3.	In respect to crimes against the laws of war, Kranzbühler argued that the Nuremberg Tribunal expanded the scope and definition of a war crime. Kranzbühler argued during and after the Nuremberg Trials that the Nuremberg Trials expanded the scope of war crimes by prosecuting generals on account of the military preparation of war, lawyers on account of their participation in certain legislation, and industrialists on their participation in the war economy. Kranzbühler doubted that such a broad expansion of the previous definition of a war crime (which was historically confined mainly to violations of the rules of war by members of the armed forces and armed hostilities by non-members) would not have authority in the future. Furthermore, Kranzbühler questioned the manner in which it was applied at Nuremberg – particularly that his client, Grand Admiral Dönitz, was charged with crimes against the laws of war, yet U.S. Admiral Nimitz (who did similar acts as Dönitz) was never charged.
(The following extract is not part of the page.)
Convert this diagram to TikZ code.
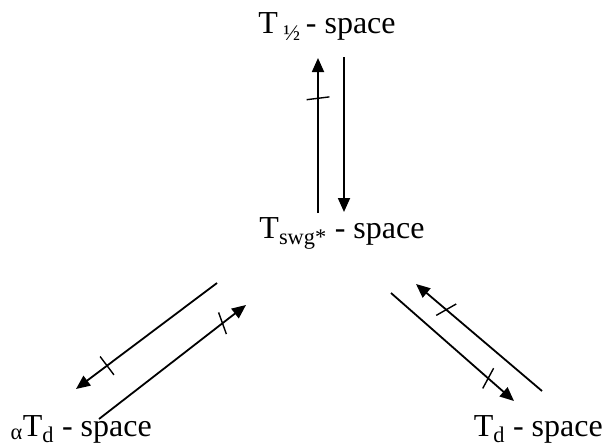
\documentclass[tikz,border=0pt]{standalone}
\usepackage{fontspec}
\setmainfont{Liberation Serif}
\usetikzlibrary{arrows.meta,decorations.markings}

\begin{document}
\begin{tikzpicture}[x=1pt,y=-1pt,>={Triangle[length=14pt,width=12pt]},
  conn/.style={line width=1.8pt},
  label/.style={font=\fontsize{32}{38}\selectfont,inner sep=0pt},
  crossat/.style 2 args={postaction={decorate,decoration={markings,
    mark=at position #1 with {\draw[arrows=-,line width=1.4pt,rotate=#2] (0,-11.5pt) -- (0,11.5pt);}}}}]
\useasboundingbox (0,0) rectangle (606,447);
% spaces
\node[label,anchor=base] (half) at (327,34) {T\,\textsubscript{½}\,- space};
\node[label,anchor=base] (swg) at (342,238) {T\textsubscript{swg*} - space};
\node[label,anchor=base east] (atd) at (152,436) {\textsubscript{α}T\textsubscript{d} - space};
\node[label,anchor=base east] (td) at (603,436) {T\textsubscript{d} - space};
% end points
\coordinate (u1) at (318,213); \coordinate (u2) at (318,58);
\coordinate (d1) at (344,57);  \coordinate (d2) at (344,212);
\coordinate (l1) at (217,283); \coordinate (l2) at (76,389);
\coordinate (l3) at (99,419);  \coordinate (l4) at (246,305);
\coordinate (r1) at (542,391); \coordinate (r2) at (416,284);
\coordinate (r3) at (391,293); \coordinate (r4) at (514,401);
% transitions
\draw[conn,->,crossat={0.74}{7}] (u1) -- (u2);
\draw[conn,->] (d1) -- (d2);
\draw[conn,->,crossat={0.78}{0}] (l1) -- (l2);
\draw[conn,->,crossat={0.84}{-18}] (l3) -- (l4);
\draw[conn,->,crossat={0.76}{-20}] (r1) -- (r2);
\draw[conn,->,crossat={0.79}{13}] (r3) -- (r4);
\end{tikzpicture}
\end{document}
4.	In respect to the then new concept of a crime against humanity, Kranzbühler agreed that such a crime was a necessary development and should be accepted (not in how it has been employed, but in its basic concept). Kranzbühler believed that a crime against humanity, in its basic concept, is a crime of the government, and thus a prosecution should only be against the government – that is – against the policy making level. Kranzbühler argued that it is not a crime that should involve subordinates. Nevertheless, Kranzbühler found that the concept of a crime against humanity, with the increasing danger of states abusing their powers in a grave manner, such a concept is justified and can and should create a precedent.

==Kranzbühler’s appreciation of the Nuremberg Trials==

Despite all of the negative aspects of Nuremberg, Kranzbühler did note the importance and significance of the Nuremberg Trials. According to Kranzbühler, the British would have summarily shot the principal leaders of the Third Reich. The Russians would have adhered to the same principle, only multiplying the victims. But the United States insisted that expiation be sought and found by judicial proceedings. In this regard, Kranzbühler concluded that the International Military Tribunal proceedings discharged the tensions between the victors and the vanquished.

==Later years==

Following World War II, Kranzbühler represented many German industrialists, including Friedrich Karl Flick, Alfried Krupp, and Hermann Röchling, against the complaints of former forced laborers before and during the war before American and French courts. Kranzbühler remained a practicing attorney focusing on corporate law – addressing problems of corporate confiscation of private property and decartelization. He served for many years on the board of directors for Rheinmetall, a German automotive components and defense equipment company.

In 1969–70, Kranzbühler represented the former Freikorps lieutenant Hermann Souchon when he sued the Süddeutscher Rundfunk, after a documentary had been broadcast identifying Souchon as Rosa Luxemburg's murderer. The TV station had to retract its statement of Souchon's guilt.

Kranzbühler died in Tegernsee on 9 August 2004. He was buried in the naval uniform he wore at Nuremberg along with his briefcase.